--- START Provided data ---

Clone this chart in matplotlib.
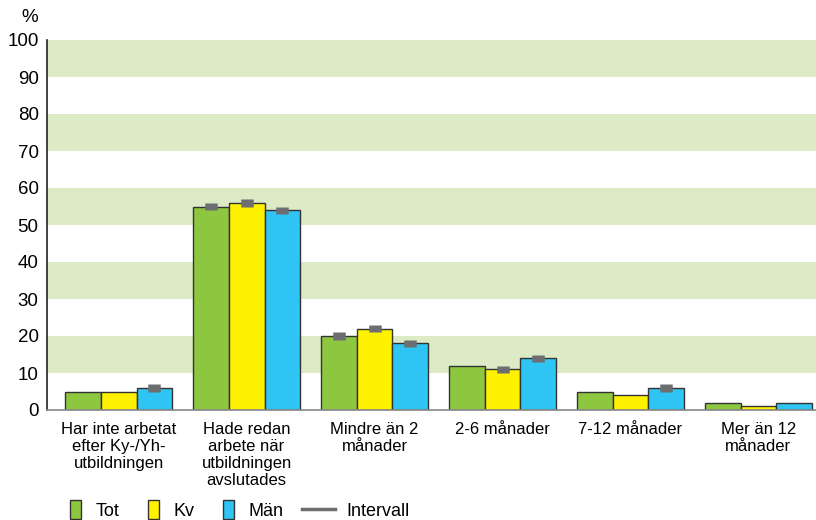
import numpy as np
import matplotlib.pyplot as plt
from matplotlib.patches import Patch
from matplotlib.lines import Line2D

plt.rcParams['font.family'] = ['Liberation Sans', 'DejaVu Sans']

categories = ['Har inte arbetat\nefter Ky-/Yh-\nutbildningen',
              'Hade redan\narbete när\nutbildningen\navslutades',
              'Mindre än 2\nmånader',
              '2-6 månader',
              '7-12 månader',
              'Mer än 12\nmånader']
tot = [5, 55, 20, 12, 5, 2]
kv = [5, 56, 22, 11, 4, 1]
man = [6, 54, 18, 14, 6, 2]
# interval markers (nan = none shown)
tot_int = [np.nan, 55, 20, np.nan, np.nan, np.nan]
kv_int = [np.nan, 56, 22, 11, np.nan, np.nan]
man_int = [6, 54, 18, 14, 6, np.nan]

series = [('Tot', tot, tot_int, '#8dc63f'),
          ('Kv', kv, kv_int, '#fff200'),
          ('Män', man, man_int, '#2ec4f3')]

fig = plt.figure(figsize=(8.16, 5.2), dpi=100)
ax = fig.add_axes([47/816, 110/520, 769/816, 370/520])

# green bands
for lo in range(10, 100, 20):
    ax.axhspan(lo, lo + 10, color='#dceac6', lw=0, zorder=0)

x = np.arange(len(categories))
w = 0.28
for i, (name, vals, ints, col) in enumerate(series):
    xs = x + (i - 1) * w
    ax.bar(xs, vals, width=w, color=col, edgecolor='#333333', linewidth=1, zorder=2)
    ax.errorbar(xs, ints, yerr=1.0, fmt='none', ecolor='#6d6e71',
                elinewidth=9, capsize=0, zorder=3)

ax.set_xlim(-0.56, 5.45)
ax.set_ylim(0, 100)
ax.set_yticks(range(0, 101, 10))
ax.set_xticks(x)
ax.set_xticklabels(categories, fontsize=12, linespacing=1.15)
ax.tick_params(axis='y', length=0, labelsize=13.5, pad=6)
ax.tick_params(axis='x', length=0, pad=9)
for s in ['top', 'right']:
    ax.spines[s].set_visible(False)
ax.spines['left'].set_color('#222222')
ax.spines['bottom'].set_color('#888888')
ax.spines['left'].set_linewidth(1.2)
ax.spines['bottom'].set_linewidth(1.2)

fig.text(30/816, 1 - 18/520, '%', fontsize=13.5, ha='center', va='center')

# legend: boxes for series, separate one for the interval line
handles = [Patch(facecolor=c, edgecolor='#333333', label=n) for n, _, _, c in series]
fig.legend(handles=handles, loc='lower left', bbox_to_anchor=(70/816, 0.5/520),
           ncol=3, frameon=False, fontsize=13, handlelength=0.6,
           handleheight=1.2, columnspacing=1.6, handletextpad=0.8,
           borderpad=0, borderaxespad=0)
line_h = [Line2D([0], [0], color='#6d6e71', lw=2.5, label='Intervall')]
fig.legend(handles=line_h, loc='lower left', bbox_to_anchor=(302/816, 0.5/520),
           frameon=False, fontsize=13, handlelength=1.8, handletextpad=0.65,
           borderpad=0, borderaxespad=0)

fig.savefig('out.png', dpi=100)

--- END Provided data ---

Exercise description:
Make an exact copy of the data, leaving its pictures out.

Response for this exercise:
Clone this chart in matplotlib.
import numpy as np
import matplotlib.pyplot as plt
from matplotlib.patches import Patch
from matplotlib.lines import Line2D

plt.rcParams['font.family'] = ['Liberation Sans', 'DejaVu Sans']

categories = ['Har inte arbetat\nefter Ky-/Yh-\nutbildningen',
              'Hade redan\narbete när\nutbildningen\navslutades',
              'Mindre än 2\nmånader',
              '2-6 månader',
              '7-12 månader',
              'Mer än 12\nmånader']
tot = [5, 55, 20, 12, 5, 2]
kv = [5, 56, 22, 11, 4, 1]
man = [6, 54, 18, 14, 6, 2]
# interval markers (nan = none shown)
tot_int = [np.nan, 55, 20, np.nan, np.nan, np.nan]
kv_int = [np.nan, 56, 22, 11, np.nan, np.nan]
man_int = [6, 54, 18, 14, 6, np.nan]

series = [('Tot', tot, tot_int, '#8dc63f'),
          ('Kv', kv, kv_int, '#fff200'),
          ('Män', man, man_int, '#2ec4f3')]

fig = plt.figure(figsize=(8.16, 5.2), dpi=100)
ax = fig.add_axes([47/816, 110/520, 769/816, 370/520])

# green bands
for lo in range(10, 100, 20):
    ax.axhspan(lo, lo + 10, color='#dceac6', lw=0, zorder=0)

x = np.arange(len(categories))
w = 0.28
for i, (name, vals, ints, col) in enumerate(series):
    xs = x + (i - 1) * w
    ax.bar(xs, vals, width=w, color=col, edgecolor='#333333', linewidth=1, zorder=2)
    ax.errorbar(xs, ints, yerr=1.0, fmt='none', ecolor='#6d6e71',
                elinewidth=9, capsize=0, zorder=3)

ax.set_xlim(-0.56, 5.45)
ax.set_ylim(0, 100)
ax.set_yticks(range(0, 101, 10))
ax.set_xticks(x)
ax.set_xticklabels(categories, fontsize=12, linespacing=1.15)
ax.tick_params(axis='y', length=0, labelsize=13.5, pad=6)
ax.tick_params(axis='x', length=0, pad=9)
for s in ['top', 'right']:
    ax.spines[s].set_visible(False)
ax.spines['left'].set_color('#222222')
ax.spines['bottom'].set_color('#888888')
ax.spines['left'].set_linewidth(1.2)
ax.spines['bottom'].set_linewidth(1.2)

fig.text(30/816, 1 - 18/520, '%', fontsize=13.5, ha='center', va='center')

# legend: boxes for series, separate one for the interval line
handles = [Patch(facecolor=c, edgecolor='#333333', label=n) for n, _, _, c in series]
fig.legend(handles=handles, loc='lower left', bbox_to_anchor=(70/816, 0.5/520),
           ncol=3, frameon=False, fontsize=13, handlelength=0.6,
           handleheight=1.2, columnspacing=1.6, handletextpad=0.8,
           borderpad=0, borderaxespad=0)
line_h = [Line2D([0], [0], color='#6d6e71', lw=2.5, label='Intervall')]
fig.legend(handles=line_h, loc='lower left', bbox_to_anchor=(302/816, 0.5/520),
           frameon=False, fontsize=13, handlelength=1.8, handletextpad=0.65,
           borderpad=0, borderaxespad=0)

fig.savefig('out.png', dpi=100)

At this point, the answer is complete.